* WORKING DATA
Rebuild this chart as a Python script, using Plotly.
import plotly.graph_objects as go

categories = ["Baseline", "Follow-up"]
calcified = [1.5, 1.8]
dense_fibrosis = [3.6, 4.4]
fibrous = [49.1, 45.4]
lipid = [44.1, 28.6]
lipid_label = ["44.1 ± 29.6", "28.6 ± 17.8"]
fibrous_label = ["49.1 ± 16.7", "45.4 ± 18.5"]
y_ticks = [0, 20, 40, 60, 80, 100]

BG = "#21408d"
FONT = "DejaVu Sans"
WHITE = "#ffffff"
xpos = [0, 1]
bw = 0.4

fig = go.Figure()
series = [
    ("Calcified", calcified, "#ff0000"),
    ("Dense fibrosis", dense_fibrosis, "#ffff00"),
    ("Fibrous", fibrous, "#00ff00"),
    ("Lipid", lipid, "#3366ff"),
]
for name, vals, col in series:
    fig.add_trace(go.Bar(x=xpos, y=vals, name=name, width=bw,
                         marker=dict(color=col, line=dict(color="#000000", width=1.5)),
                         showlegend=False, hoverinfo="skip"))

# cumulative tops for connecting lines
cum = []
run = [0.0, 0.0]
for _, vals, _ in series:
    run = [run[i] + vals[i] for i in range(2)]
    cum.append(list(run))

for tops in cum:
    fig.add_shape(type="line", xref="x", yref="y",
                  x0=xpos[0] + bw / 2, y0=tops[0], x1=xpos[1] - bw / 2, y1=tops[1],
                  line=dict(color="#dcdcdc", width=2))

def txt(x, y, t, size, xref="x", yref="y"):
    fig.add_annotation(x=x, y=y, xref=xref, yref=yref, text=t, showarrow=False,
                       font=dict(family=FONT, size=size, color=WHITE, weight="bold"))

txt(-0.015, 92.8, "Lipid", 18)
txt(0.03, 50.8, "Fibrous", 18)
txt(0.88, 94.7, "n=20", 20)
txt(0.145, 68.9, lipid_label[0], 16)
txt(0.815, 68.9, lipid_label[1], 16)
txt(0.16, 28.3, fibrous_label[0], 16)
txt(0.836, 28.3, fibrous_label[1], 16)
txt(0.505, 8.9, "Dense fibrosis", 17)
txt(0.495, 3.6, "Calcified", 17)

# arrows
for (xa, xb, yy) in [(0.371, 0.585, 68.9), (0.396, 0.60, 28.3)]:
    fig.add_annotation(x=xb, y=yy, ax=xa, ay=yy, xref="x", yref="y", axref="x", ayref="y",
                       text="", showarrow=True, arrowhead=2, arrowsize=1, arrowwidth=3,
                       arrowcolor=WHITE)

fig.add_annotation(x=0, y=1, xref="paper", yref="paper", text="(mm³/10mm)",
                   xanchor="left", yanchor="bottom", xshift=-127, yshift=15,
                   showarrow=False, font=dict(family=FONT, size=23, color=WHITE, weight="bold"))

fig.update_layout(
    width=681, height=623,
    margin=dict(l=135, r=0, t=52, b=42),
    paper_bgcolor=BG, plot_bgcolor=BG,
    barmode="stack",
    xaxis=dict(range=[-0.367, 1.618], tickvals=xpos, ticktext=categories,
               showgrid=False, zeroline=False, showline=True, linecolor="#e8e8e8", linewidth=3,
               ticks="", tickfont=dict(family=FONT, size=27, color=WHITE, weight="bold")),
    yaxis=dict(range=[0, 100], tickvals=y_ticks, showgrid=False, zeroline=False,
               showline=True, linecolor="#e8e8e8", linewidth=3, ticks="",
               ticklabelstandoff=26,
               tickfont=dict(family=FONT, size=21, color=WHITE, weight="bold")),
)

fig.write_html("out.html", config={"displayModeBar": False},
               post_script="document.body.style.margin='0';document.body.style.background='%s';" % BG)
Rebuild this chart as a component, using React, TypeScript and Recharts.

* JOB
Look through the data above. Copy every line with the string "chart" in it.

* RESPONSE TO THIS TASK
Rebuild this chart as a Python script, using Plotly.
Rebuild this chart as a component, using React, TypeScript and Recharts.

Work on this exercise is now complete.